"What’s that?" Langdon finally asked, having to yell. He felt like they were approaching an active volcano.

"Free Fall Tube," Kohler replied, his hollow voice cutting the air effortlessly. He offered no other explanation.

Langdon didn’t ask. He was exhausted, and Maximilian Kohler seemed disinterested in winning any hospitality awards. Langdon reminded himself why he was here. Illuminati. He assumed somewhere in this colossal facility was a body… a body branded with a symbol he had just flown 3,000 miles to see.

As they approached the end of the hall, the rumble became almost deafening, vibrating up through Langdon’s soles. They rounded the bend, and a viewing gallery appeared on the right. Four thick-paned portals were embedded in a curved wall, like windows in a submarine. Langdon stopped and looked through one of the holes.

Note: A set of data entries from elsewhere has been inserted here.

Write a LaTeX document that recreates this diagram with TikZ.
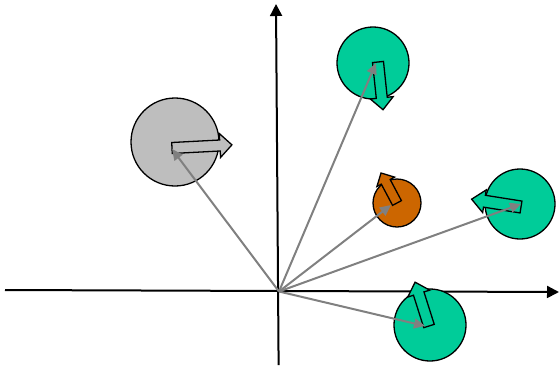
\documentclass[tikz,border=0pt]{standalone}
\usetikzlibrary{arrows.meta}
\definecolor{cgreen}{HTML}{00CC99}
\definecolor{cgray}{HTML}{BEBEBE}
\definecolor{corange}{HTML}{CC6600}
\definecolor{vgray}{HTML}{808080}
\tikzset{
  axis/.style={line width=2pt, -{Triangle[length=12pt,width=12pt]}},
  vec/.style={vgray, line width=2pt, -{Triangle[length=11pt,width=10pt]}},
  disc/.style={draw=black, line width=1.3pt},
  blk/.style={draw=black, line width=1.3pt, line join=miter},
}
% \blockarrow{fill}{cx}{cy}{angle}{L}{w}{h}{k}
\newcommand{\blockarrow}[8]{%
  \begin{scope}[shift={(#2,#3)}, rotate=#4]
    \filldraw[blk, fill=#1] (0,#6) -- ({#5-#8},#6) -- ({#5-#8},#7) -- (#5,0)
      -- ({#5-#8},-#7) -- ({#5-#8},-#6) -- (0,-#6) -- cycle;
  \end{scope}}
\begin{document}
\begin{tikzpicture}[x=1pt,y=-1pt]
\useasboundingbox (0,0) rectangle (559,365);
% axes
\coordinate (xl) at (5,290);
\coordinate (xr) at (559,292);
\coordinate (yb) at (278.6,365);
\coordinate (yt) at (276,4);
\coordinate (o) at (279,291.5);
\draw[axis] (xl) -- (xr);
\draw[axis] (yb) -- (yt);
% discs
\node[disc, circle, fill=cgray, minimum size=88pt, inner sep=0pt] (c1) at (175,142) {};
\node[disc, circle, fill=cgreen, minimum size=72pt, inner sep=0pt] (c2) at (373,63) {};
\node[disc, circle, fill=corange, minimum size=48pt, inner sep=0pt] (c3) at (397,203) {};
\node[disc, circle, fill=cgreen, minimum size=70pt, inner sep=0pt] (c4) at (520,204) {};
\node[disc, circle, fill=cgreen, minimum size=72pt, inner sep=0pt] (c5) at (430,325) {};
% block arrows
\blockarrow{cgray}{172}{148}{3}{60}{5.5}{12}{12}
\blockarrow{cgreen}{378}{62}{-84}{48}{5.5}{11.5}{12}
\blockarrow{corange}{397}{203}{118}{34}{5}{10}{10}
\blockarrow{cgreen}{521}{207}{171}{50}{6}{11.5}{13}
\blockarrow{cgreen}{429}{326}{107.6}{46}{5.5}{11.5}{12}
% vectors
\coordinate (t1) at (172,149);
\coordinate (t2) at (376,63);
\coordinate (t3) at (391,205);
\coordinate (t4) at (521,204);
\coordinate (t5) at (425,326);
\draw[vec] (o) -- (t1);
\draw[vec] (o) -- (t2);
\draw[vec] (o) -- (t3);
\draw[vec] (o) -- (t4);
\draw[vec] (o) -- (t5);
\end{tikzpicture}
\end{document}
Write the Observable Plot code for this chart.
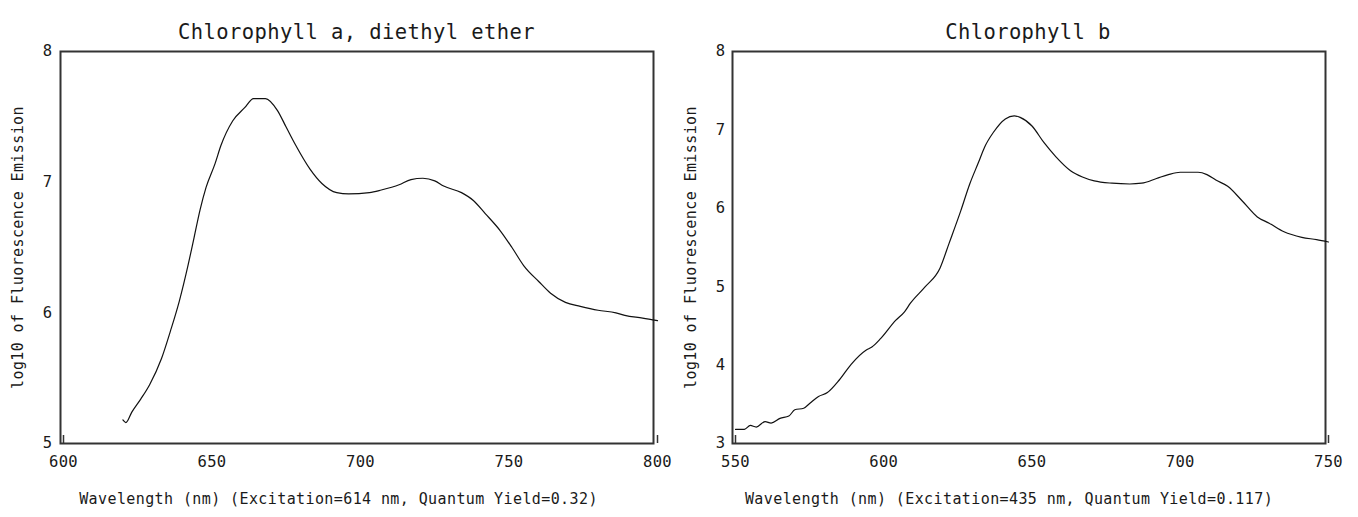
<!DOCTYPE html>
<html>
<head>
<meta charset="utf-8">
<script src="https://cdn.jsdelivr.net/npm/d3@7"></script>
<script src="https://cdn.jsdelivr.net/npm/@observablehq/plot@0.6"></script>
<style>
  html, body { margin: 0; padding: 0; background: #fff; }
  #wrap { position: relative; width: 1358px; height: 517px; overflow: hidden; }
  #wrap > div { position: absolute; top: 0; }
</style>
</head>
<body>
<div id="wrap"><div id="pa" style="left:0px"></div><div id="pb" style="left:679px"></div></div>
<script>
// ---- Chlorophyll a, diethyl ether ----
const titleA = "Chlorophyll a, diethyl ether";
const xLabelA = "Wavelength (nm) (Excitation=614 nm, Quantum Yield=0.32)";
const wavelengthA = [620, 621, 623, 626, 629, 633, 636, 639, 642, 644, 646, 648, 651, 653, 657, 661, 664, 668, 672, 675, 678, 683, 687, 692, 696, 703, 707, 713, 717, 721, 725, 728, 734, 738, 742, 747, 751, 755, 760, 764, 769, 774, 780, 786, 789, 795, 800];
const emissionA   = [5.18, 5.16, 5.24, 5.34, 5.45, 5.65, 5.86, 6.09, 6.37, 6.58, 6.79, 6.96, 7.14, 7.28, 7.47, 7.57, 7.64, 7.64, 7.55, 7.42, 7.29, 7.10, 6.99, 6.92, 6.91, 6.92, 6.94, 6.98, 7.02, 7.03, 7.01, 6.97, 6.92, 6.86, 6.76, 6.63, 6.50, 6.36, 6.24, 6.15, 6.08, 6.05, 6.02, 6.00, 5.98, 5.96, 5.94];
const xTicksA = [600, 650, 700, 750, 800];
const yTicksA = [5, 6, 7, 8];

// ---- Chlorophyll b ----
const titleB = "Chlorophyll b";
const xLabelB = "Wavelength (nm) (Excitation=435 nm, Quantum Yield=0.117)";
const wavelengthB = [550, 553, 555, 557, 560, 562, 565, 568, 570, 573, 575, 578, 581, 585, 589, 594, 596, 599, 604, 607, 609, 614, 619, 622, 626, 629, 632, 634, 637, 641, 644, 646, 650, 654, 658, 663, 667, 671, 677, 683, 687, 692, 696, 700, 706, 709, 712, 716, 721, 726, 730, 735, 741, 746, 750];
const emissionB   = [3.18, 3.18, 3.23, 3.21, 3.28, 3.26, 3.32, 3.35, 3.43, 3.45, 3.51, 3.60, 3.65, 3.81, 4.01, 4.19, 4.23, 4.34, 4.57, 4.68, 4.79, 5.00, 5.24, 5.55, 5.97, 6.31, 6.59, 6.78, 6.97, 7.14, 7.18, 7.16, 7.05, 6.84, 6.66, 6.48, 6.40, 6.35, 6.32, 6.31, 6.32, 6.38, 6.43, 6.46, 6.46, 6.43, 6.36, 6.28, 6.09, 5.89, 5.81, 5.70, 5.63, 5.60, 5.57];
const xTicksB = [550, 600, 650, 700, 750];
const yTicksB = [3, 4, 5, 6, 7, 8];

const yLabel = "log10 of Fluorescence Emission";

function panel({title, xLabel, wl, em, xTicks, yTicks, marginLeft, marginRight, insetL, insetR, yPad, titleDx, xLabelDx, yLabelDx}) {
  const data = wl.map((w, i) => ({w, v: em[i]}));
  const xEnds = [xTicks[0], xTicks[xTicks.length - 1]];
  return Plot.plot({
    width: 679,
    height: 517,
    marginTop: 51,
    marginBottom: 74,
    marginLeft,
    marginRight,
    style: {fontFamily: "'DejaVu Sans Mono', monospace", fontSize: "15px", color: "#1a1a1a", background: "#fff", letterSpacing: "0.4px"},
    x: {domain: [xTicks[0], xTicks[xTicks.length - 1]]},
    y: {domain: [yTicks[0], yTicks[yTicks.length - 1]]},
    marks: [
      Plot.frame({stroke: "#333", strokeWidth: 2, insetLeft: insetL, insetRight: insetR}),
      Plot.tickX(xEnds, {x: d => d, insetTop: 384, stroke: "#333", strokeWidth: 1.5}),
      Plot.axisX({ticks: xTicks, tickSize: 0, tickPadding: 12, label: null, fontSize: 15.5, tickFormat: d => String(d)}),
      Plot.axisY({ticks: yTicks, tickSize: 0, tickPadding: yPad, label: null, fontSize: 15.5, tickFormat: d => String(d)}),
      Plot.line(data, {x: "w", y: "v", stroke: "#111", strokeWidth: 1.2, curve: "monotone-x"}),
      Plot.text([title], {frameAnchor: "top", dy: -27, dx: titleDx, fontSize: 20.5, fill: "#1a1a1a"}),
      Plot.text([xLabel], {frameAnchor: "bottom", dy: 60, dx: xLabelDx, fill: "#1a1a1a"}),
      Plot.text([yLabel], {frameAnchor: "left", textAnchor: "middle", dx: yLabelDx, rotate: -90, fill: "#1a1a1a"})
    ]
  });
}

document.getElementById("pa").append(panel({
  title: titleA, xLabel: xLabelA, wl: wavelengthA, em: emissionA, xTicks: xTicksA, yTicks: yTicksA,
  marginLeft: 63, marginRight: 22, insetL: -3, insetR: 4, yPad: 11, titleDx: -4, xLabelDx: -22, yLabelDx: -45
}));
document.getElementById("pb").append(panel({
  title: titleB, xLabel: xLabelB, wl: wavelengthB, em: emissionB, xTicks: xTicksB, yTicks: yTicksB,
  marginLeft: 56, marginRight: 30, insetL: -3, insetR: 3, yPad: 10, titleDx: -4, xLabelDx: -23, yLabelDx: -44
}));
</script>
</body>
</html>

Professor Robert Langdon had seen some strange things in his life, but this was the strangest. He blinked a few times, wondering if he was hallucinating. He was staring into an enormous circular chamber. Inside the chamber, floating as though weightless, were people. Three of them. One waved and did a somersault in midair.

My God, he thought. I’m in the land of Oz.

The floor of the room was a mesh grid, like a giant sheet of chicken wire. Visible beneath the grid was the metallic blur of a huge propeller.

"Free fall tube," Kohler said, stopping to wait for him. "Indoor skydiving. For stress relief. It’s a vertical wind tunnel."

Langdon looked on in amazement. One of the free fallers, an obese woman, maneuvered toward the window. She was being buffeted by the air currents but grinned and flashed Langdon the thumbs-up sign. Langdon smiled weakly and returned the gesture, wondering if she knew it was the ancient phallic symbol for masculine virility.